Transport Layer Security Requirements
HTTPS enforcement represents the most fundamental security control for REST APIs. All API endpoints must exclusively use TLS 1.2 or higher, with proper certificate validation and strong cipher suites. Disable weak protocols like SSLv3 and TLS 1.0, and implement HTTP Strict Transport Security (HSTS) headers to prevent protocol downgrade attacks.
Certificate pinning adds an additional layer of protection against man-in-the-middle attacks. By validating server certificates against expected fingerprints, agents can detect and reject connections to malicious endpoints. However, implement pinning carefully to avoid service disruptions during certificate renewals or infrastructure changes.
API request signing provides another defense layer against credential interception. Instead of transmitting raw API keys, clients generate cryptographically signed requests using HMAC or similar algorithms. Even if attackers intercept network traffic, they cannot reuse the captured credentials without the signing key, significantly reducing the impact of transport-layer compromises.
Monitoring and Incident Response
Security monitoring should detect anomalous API usage patterns that might indicate credential compromise. Implement rate limiting, geographic access controls, and behavioral analysis to identify potential security incidents. Sudden spikes in API usage, requests from unusual locations, or attempts to access unauthorized resources all warrant immediate investigation.
Automated credential rotation reduces the impact of potential exposures. Design systems to support seamless key rotation without service disruption, allowing quick response to suspected compromises. Maintain audit logs of all credential lifecycle events, including creation, distribution, usage, and revocation.
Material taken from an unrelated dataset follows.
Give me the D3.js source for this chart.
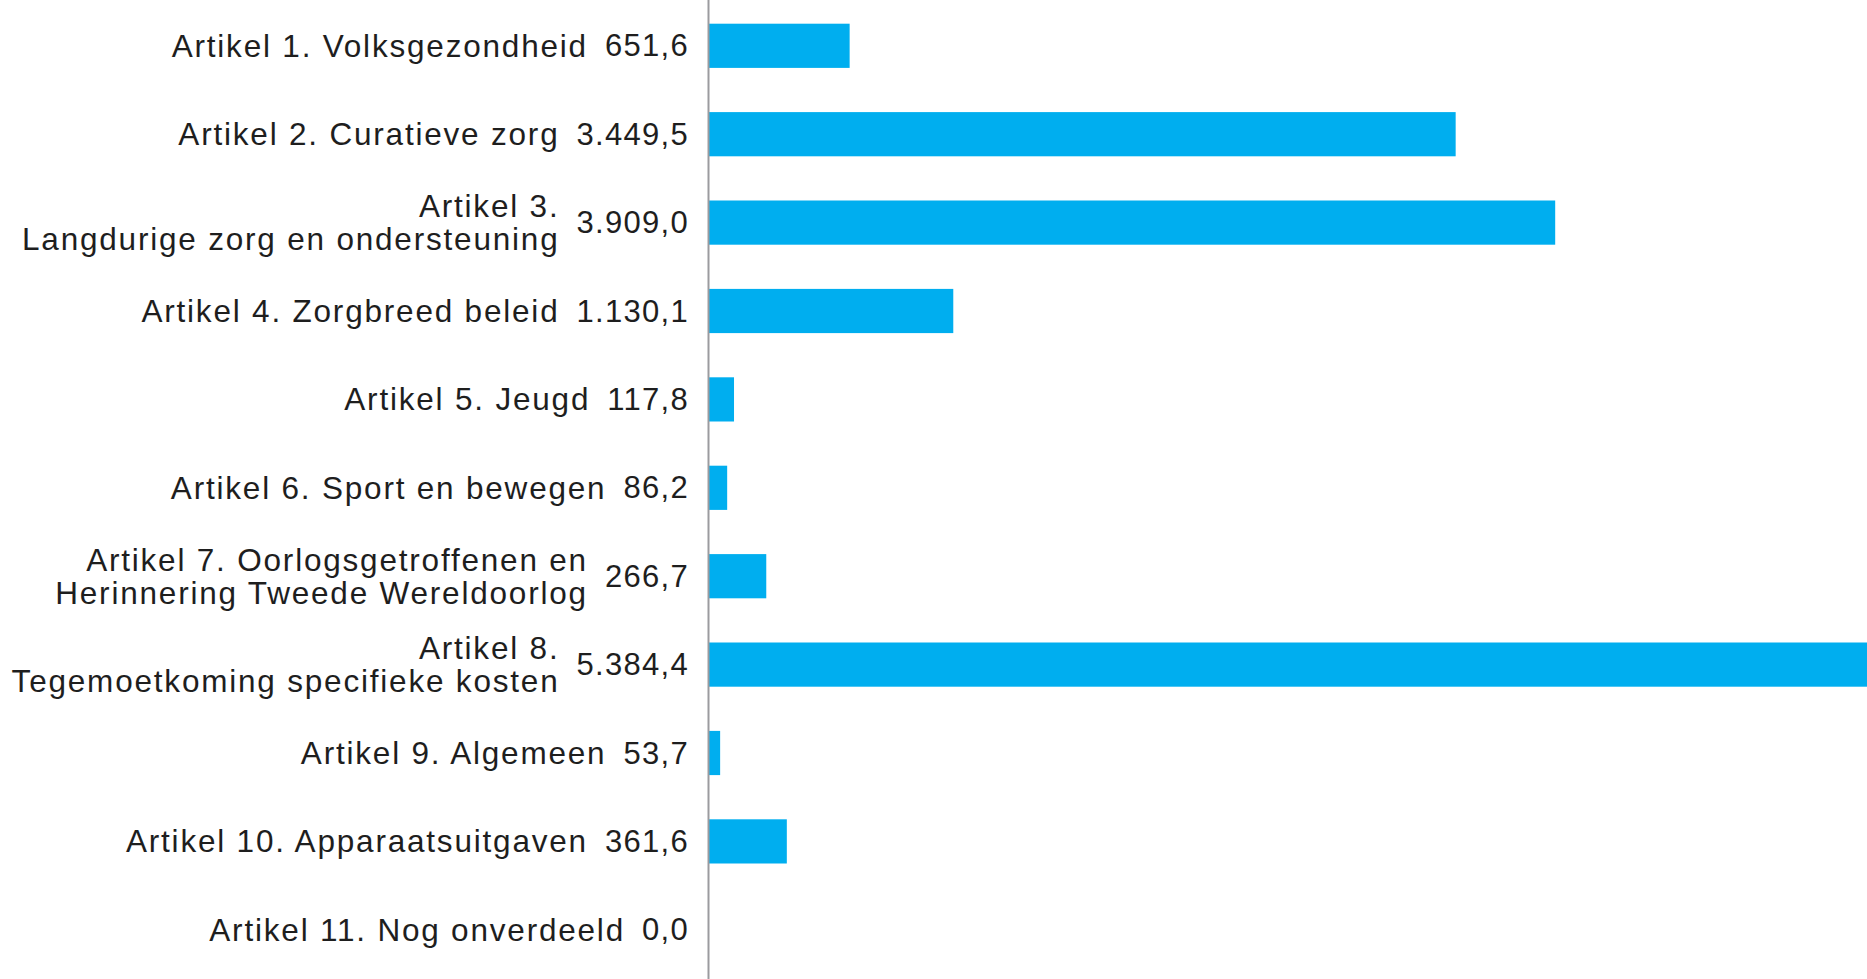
<!DOCTYPE html>
<html>
<head>
<meta charset="utf-8">
<script src="https://cdn.jsdelivr.net/npm/d3@7"></script>
<style>
  html, body { margin: 0; padding: 0; background: #ffffff; }
  svg { display: block; }
</style>
</head>
<body>
<svg id="chart" width="1867" height="979"></svg>
<script>
const categories = [
  ["Artikel 1. Volksgezondheid"],
  ["Artikel 2. Curatieve zorg"],
  ["Artikel 3.", "Langdurige zorg en ondersteuning"],
  ["Artikel 4. Zorgbreed beleid"],
  ["Artikel 5. Jeugd"],
  ["Artikel 6. Sport en bewegen"],
  ["Artikel 7. Oorlogsgetroffenen en", "Herinnering Tweede Wereldoorlog"],
  ["Artikel 8.", "Tegemoetkoming specifieke kosten"],
  ["Artikel 9. Algemeen"],
  ["Artikel 10. Apparaatsuitgaven"],
  ["Artikel 11. Nog onverdeeld"]
];
const values = [651.6, 3449.5, 3909.0, 1130.1, 117.8, 86.2, 266.7, 5384.4, 53.7, 361.6, 0.0];
const valueLabels = ["651,6", "3.449,5", "3.909,0", "1.130,1", "117,8", "86,2", "266,7", "5.384,4", "53,7", "361,6", "0,0"];

const svg = d3.select("#chart");
const W = 1867, H = 979;
const x0 = 708.5;
const pxPerUnit = 0.2166;
const keys = categories.map((c, i) => i);

const x = d3.scaleLinear().domain([0, (W - x0) / pxPerUnit]).range([x0, W]);
const y = d3.scaleBand().domain(keys).range([1.6, 974]).paddingInner(0.5).paddingOuter(0.25);

const font = "'Liberation Sans', Arial, sans-serif";
const textColor = "#1e1e1e";

// bars
svg.append("g").selectAll("rect").data(keys).join("rect")
  .attr("x", x(0))
  .attr("y", d => y(d))
  .attr("width", d => Math.max(0, x(values[d]) - x(0)))
  .attr("height", y.bandwidth())
  .attr("fill", "#00aeef");

// axis line
svg.append("line")
  .attr("x1", x0).attr("x2", x0)
  .attr("y1", 0).attr("y2", H)
  .attr("stroke", "#9b9b9f").attr("stroke-width", 2);

const valueRight = 689;
const gap = 17;
const g = svg.append("g").attr("font-family", font).attr("fill", textColor);

keys.forEach(i => {
  const cy = y(i) + y.bandwidth() / 2;
  const vt = g.append("text")
    .attr("x", valueRight).attr("y", cy)
    .attr("text-anchor", "end")
    .attr("dominant-baseline", "central")
    .attr("font-size", 31)
    .attr("letter-spacing", 1.3)
    .text(valueLabels[i]);
  const vw = vt.node().getComputedTextLength();
  const lx = valueRight - vw - gap;
  const lines = categories[i];
  const lh = 33;
  lines.forEach((line, j) => {
    const off = (j - (lines.length - 1) / 2) * lh;
    g.append("text")
      .attr("x", lx).attr("y", cy + off)
      .attr("text-anchor", "end")
      .attr("dominant-baseline", "central")
      .attr("font-size", 31.5)
      .attr("letter-spacing", 1.8)
      .text(line);
  });
});
</script>
</body>
</html>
Incident response procedures must address credential exposure scenarios specifically. Prepare runbooks for rotating compromised credentials, notifying affected parties, and conducting forensic analysis to determine the scope of exposure. Regular security drills help teams respond effectively under pressure when real incidents occur.
Conclusion
Preventing REST API credential exposure requires comprehensive security measures integrated throughout the development lifecycle. By implementing secure authentication patterns, enforcing transport layer security, establishing robust monitoring systems, and maintaining incident response capabilities, AI agent developers can significantly reduce their attack surface. Security should never be an afterthought—invest in proper credential management from the initial design phase to build resilient systems that protect both data and functionality.